— BEGIN Dataset content —
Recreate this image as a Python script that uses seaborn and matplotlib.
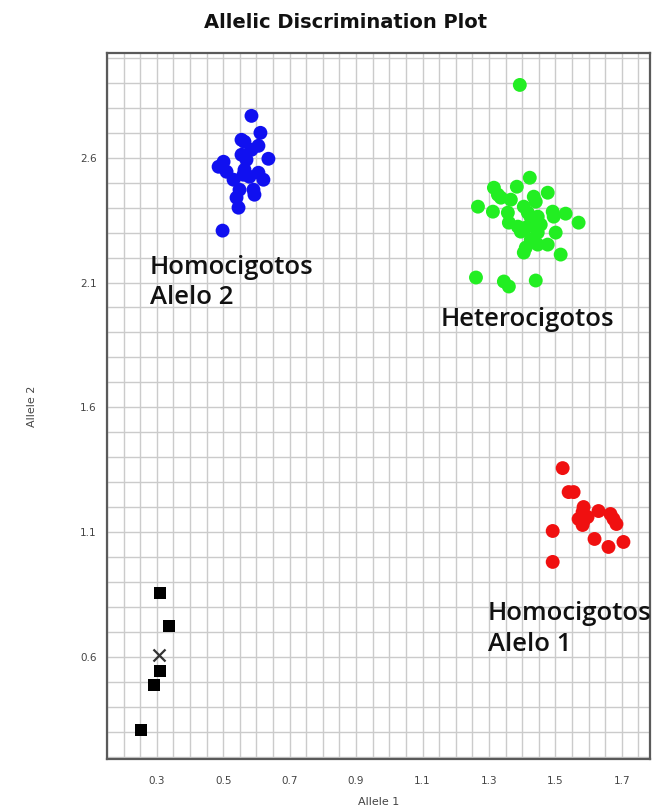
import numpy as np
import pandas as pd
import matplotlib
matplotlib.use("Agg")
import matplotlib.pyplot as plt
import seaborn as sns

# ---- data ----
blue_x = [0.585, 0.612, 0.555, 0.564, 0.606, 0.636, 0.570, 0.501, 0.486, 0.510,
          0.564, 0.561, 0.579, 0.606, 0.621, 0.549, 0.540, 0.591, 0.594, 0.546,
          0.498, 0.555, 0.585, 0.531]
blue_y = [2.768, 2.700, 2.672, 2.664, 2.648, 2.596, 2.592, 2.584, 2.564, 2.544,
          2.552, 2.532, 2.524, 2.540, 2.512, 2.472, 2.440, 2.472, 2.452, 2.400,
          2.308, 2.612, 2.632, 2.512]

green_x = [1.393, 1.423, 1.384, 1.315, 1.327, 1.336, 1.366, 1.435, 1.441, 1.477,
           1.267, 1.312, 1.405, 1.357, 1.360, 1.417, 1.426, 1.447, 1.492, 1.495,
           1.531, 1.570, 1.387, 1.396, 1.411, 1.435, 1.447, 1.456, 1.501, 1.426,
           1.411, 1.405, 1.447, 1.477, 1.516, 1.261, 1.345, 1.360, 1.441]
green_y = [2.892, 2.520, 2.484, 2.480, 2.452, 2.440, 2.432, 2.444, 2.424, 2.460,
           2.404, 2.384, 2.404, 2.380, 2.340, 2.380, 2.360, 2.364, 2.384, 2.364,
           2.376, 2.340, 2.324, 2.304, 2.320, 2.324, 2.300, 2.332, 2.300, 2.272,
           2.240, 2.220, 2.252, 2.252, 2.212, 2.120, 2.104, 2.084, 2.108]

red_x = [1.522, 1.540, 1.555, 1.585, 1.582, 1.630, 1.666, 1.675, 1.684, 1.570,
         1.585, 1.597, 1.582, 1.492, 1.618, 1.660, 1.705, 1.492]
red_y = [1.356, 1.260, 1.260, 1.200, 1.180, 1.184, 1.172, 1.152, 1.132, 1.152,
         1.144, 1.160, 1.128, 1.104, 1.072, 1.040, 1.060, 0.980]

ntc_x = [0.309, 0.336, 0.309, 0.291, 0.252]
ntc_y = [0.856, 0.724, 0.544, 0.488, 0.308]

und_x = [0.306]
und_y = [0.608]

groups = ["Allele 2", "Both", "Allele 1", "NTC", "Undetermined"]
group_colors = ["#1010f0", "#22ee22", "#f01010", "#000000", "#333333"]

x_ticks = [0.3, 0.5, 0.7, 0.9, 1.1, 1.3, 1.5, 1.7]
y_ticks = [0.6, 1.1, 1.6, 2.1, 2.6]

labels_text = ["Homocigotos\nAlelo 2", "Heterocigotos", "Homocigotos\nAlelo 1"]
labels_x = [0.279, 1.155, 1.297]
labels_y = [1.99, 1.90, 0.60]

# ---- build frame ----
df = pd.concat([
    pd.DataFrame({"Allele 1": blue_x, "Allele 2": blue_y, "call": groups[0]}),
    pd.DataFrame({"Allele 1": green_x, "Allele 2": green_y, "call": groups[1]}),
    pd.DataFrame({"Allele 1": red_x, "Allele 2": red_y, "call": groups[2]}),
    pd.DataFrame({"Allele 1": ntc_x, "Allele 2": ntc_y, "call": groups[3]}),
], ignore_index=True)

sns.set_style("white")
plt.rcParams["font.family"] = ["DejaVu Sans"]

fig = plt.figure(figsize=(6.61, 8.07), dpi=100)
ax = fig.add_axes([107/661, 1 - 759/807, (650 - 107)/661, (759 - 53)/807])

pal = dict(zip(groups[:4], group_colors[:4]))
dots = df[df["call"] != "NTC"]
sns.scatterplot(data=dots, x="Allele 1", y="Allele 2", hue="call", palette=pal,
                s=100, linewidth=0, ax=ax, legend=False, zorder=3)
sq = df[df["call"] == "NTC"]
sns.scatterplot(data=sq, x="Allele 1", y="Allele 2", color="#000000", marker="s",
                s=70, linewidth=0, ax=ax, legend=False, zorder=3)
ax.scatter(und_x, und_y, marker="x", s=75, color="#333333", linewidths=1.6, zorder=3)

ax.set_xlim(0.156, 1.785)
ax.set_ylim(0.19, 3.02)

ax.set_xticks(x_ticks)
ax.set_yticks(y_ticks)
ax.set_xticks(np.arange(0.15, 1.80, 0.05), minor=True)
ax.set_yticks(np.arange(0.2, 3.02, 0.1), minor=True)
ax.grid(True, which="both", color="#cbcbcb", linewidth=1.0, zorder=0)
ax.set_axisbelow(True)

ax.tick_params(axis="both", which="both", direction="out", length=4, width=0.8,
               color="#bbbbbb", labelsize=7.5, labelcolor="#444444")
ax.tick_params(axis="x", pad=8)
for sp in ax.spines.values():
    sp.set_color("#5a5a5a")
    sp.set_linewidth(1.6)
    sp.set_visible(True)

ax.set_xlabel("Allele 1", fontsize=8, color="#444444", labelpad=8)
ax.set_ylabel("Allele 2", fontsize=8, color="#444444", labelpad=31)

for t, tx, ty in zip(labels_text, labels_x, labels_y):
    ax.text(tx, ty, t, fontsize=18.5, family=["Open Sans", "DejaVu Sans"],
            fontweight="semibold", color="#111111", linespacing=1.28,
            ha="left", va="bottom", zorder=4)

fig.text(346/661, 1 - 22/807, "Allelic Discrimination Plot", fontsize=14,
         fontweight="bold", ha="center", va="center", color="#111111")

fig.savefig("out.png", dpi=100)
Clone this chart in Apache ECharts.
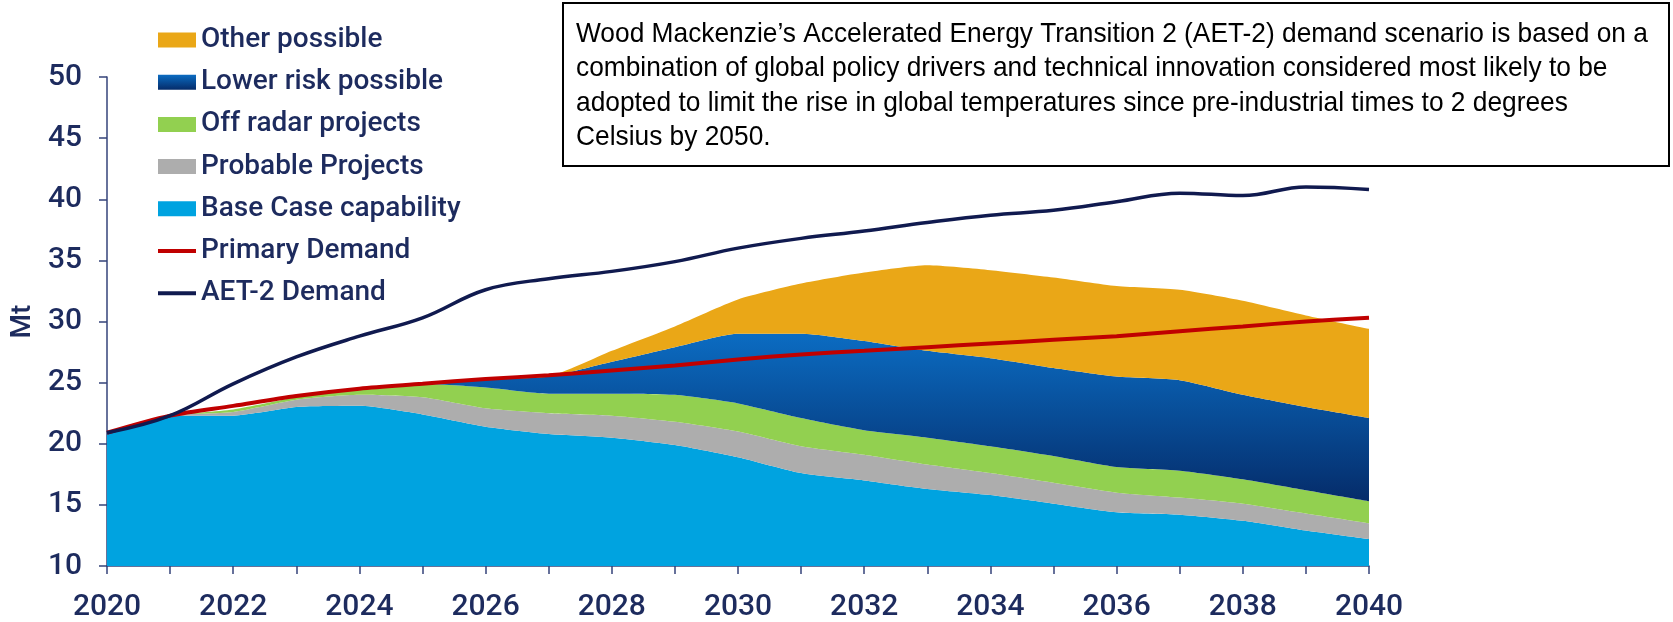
— END Dataset content —
§ Short exercise: Locate all lines in the listing above with the word "this" and copy them.

§ Solved problem:
Recreate this image as a Python script that uses seaborn and matplotlib.
Clone this chart in Apache ECharts.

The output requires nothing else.